• _TASK PROMPT_
Each line below must be set down exactly; omit any image you find.

• _STORED DATA_
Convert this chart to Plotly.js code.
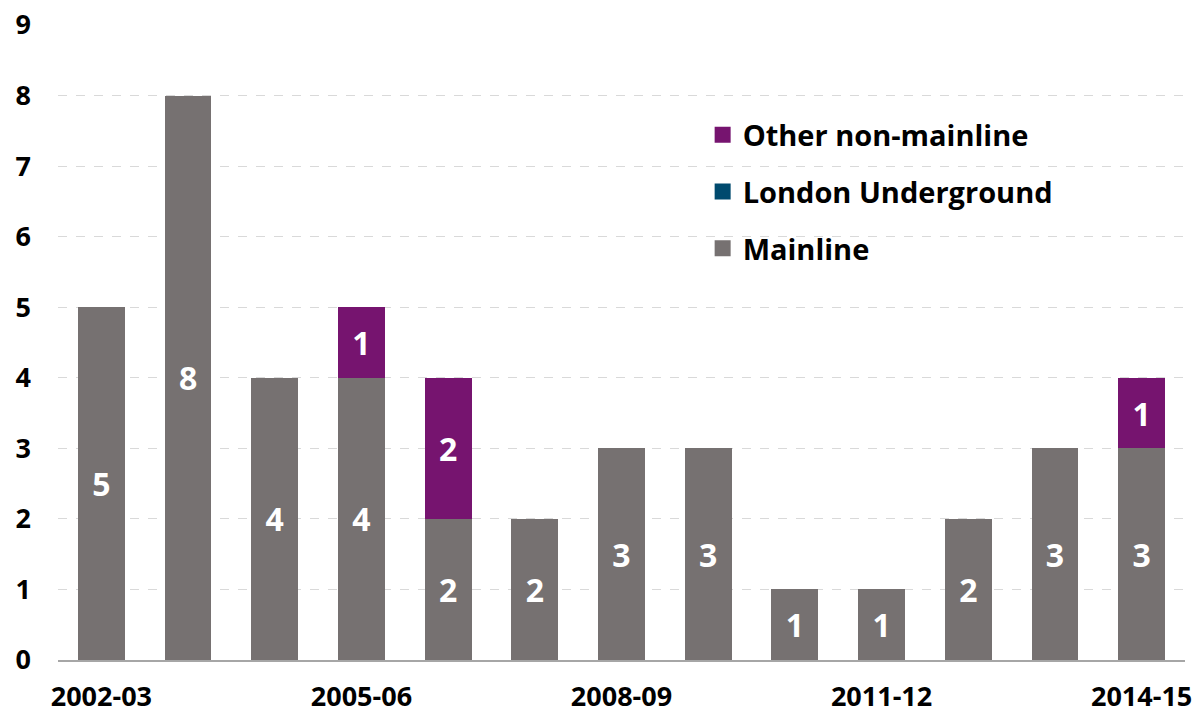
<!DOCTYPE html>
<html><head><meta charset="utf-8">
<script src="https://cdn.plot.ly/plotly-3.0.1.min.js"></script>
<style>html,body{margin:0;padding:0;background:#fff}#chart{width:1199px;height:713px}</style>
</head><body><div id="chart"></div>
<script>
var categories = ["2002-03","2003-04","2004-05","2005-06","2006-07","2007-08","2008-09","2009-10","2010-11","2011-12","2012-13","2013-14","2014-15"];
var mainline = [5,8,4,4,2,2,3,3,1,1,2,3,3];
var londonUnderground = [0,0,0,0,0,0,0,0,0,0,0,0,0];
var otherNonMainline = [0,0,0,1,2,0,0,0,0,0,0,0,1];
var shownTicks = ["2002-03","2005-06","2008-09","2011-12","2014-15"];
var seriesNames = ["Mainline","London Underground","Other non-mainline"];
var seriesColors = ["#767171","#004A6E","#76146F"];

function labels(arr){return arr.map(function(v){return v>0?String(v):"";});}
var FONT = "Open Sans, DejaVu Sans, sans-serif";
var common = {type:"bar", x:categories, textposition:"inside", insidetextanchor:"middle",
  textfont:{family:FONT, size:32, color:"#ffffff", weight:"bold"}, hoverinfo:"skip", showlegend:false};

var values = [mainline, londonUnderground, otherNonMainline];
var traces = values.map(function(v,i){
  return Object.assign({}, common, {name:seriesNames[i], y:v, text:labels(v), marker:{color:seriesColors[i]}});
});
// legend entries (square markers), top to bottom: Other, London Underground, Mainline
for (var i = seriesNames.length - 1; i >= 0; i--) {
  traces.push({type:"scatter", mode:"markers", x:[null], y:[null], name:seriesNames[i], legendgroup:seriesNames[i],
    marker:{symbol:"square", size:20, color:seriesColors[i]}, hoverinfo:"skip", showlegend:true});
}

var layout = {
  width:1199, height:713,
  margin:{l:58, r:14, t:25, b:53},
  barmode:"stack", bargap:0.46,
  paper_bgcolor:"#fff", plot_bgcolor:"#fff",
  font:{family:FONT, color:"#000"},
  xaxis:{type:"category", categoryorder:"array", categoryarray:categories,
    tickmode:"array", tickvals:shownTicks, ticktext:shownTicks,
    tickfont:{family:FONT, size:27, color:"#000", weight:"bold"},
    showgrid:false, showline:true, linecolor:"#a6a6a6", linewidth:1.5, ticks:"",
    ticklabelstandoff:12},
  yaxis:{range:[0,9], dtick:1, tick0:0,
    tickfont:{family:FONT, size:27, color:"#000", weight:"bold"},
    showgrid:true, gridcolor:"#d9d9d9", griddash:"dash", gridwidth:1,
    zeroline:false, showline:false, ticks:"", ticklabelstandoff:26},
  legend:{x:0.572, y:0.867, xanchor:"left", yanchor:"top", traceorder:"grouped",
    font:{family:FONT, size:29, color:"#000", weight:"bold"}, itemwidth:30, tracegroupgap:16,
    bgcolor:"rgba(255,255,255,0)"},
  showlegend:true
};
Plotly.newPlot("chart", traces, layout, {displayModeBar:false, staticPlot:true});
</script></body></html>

• _WRITTEN SOLUTION_
Convert this chart to Plotly.js code.
<!DOCTYPE html>
<html><head><meta charset="utf-8">
<script src="https://cdn.plot.ly/plotly-3.0.1.min.js"></script>
<style>html,body{margin:0;padding:0;background:#fff}#chart{width:1199px;height:713px}</style>
</head><body><div id="chart"></div>
<script>
var categories = ["2002-03","2003-04","2004-05","2005-06","2006-07","2007-08","2008-09","2009-10","2010-11","2011-12","2012-13","2013-14","2014-15"];
var mainline = [5,8,4,4,2,2,3,3,1,1,2,3,3];
var londonUnderground = [0,0,0,0,0,0,0,0,0,0,0,0,0];
var otherNonMainline = [0,0,0,1,2,0,0,0,0,0,0,0,1];
var shownTicks = ["2002-03","2005-06","2008-09","2011-12","2014-15"];
var seriesNames = ["Mainline","London Underground","Other non-mainline"];
var seriesColors = ["#767171","#004A6E","#76146F"];

function labels(arr){return arr.map(function(v){return v>0?String(v):"";});}
var FONT = "Open Sans, DejaVu Sans, sans-serif";
var common = {type:"bar", x:categories, textposition:"inside", insidetextanchor:"middle",
  textfont:{family:FONT, size:32, color:"#ffffff", weight:"bold"}, hoverinfo:"skip", showlegend:false};

var values = [mainline, londonUnderground, otherNonMainline];
var traces = values.map(function(v,i){
  return Object.assign({}, common, {name:seriesNames[i], y:v, text:labels(v), marker:{color:seriesColors[i]}});
});
// legend entries (square markers), top to bottom: Other, London Underground, Mainline
for (var i = seriesNames.length - 1; i >= 0; i--) {
  traces.push({type:"scatter", mode:"markers", x:[null], y:[null], name:seriesNames[i], legendgroup:seriesNames[i],
    marker:{symbol:"square", size:20, color:seriesColors[i]}, hoverinfo:"skip", showlegend:true});
}

var layout = {
  width:1199, height:713,
  margin:{l:58, r:14, t:25, b:53},
  barmode:"stack", bargap:0.46,
  paper_bgcolor:"#fff", plot_bgcolor:"#fff",
  font:{family:FONT, color:"#000"},
  xaxis:{type:"category", categoryorder:"array", categoryarray:categories,
    tickmode:"array", tickvals:shownTicks, ticktext:shownTicks,
    tickfont:{family:FONT, size:27, color:"#000", weight:"bold"},
    showgrid:false, showline:true, linecolor:"#a6a6a6", linewidth:1.5, ticks:"",
    ticklabelstandoff:12},
  yaxis:{range:[0,9], dtick:1, tick0:0,
    tickfont:{family:FONT, size:27, color:"#000", weight:"bold"},
    showgrid:true, gridcolor:"#d9d9d9", griddash:"dash", gridwidth:1,
    zeroline:false, showline:false, ticks:"", ticklabelstandoff:26},
  legend:{x:0.572, y:0.867, xanchor:"left", yanchor:"top", traceorder:"grouped",
    font:{family:FONT, size:29, color:"#000", weight:"bold"}, itemwidth:30, tracegroupgap:16,
    bgcolor:"rgba(255,255,255,0)"},
  showlegend:true
};
Plotly.newPlot("chart", traces, layout, {displayModeBar:false, staticPlot:true});
</script></body></html>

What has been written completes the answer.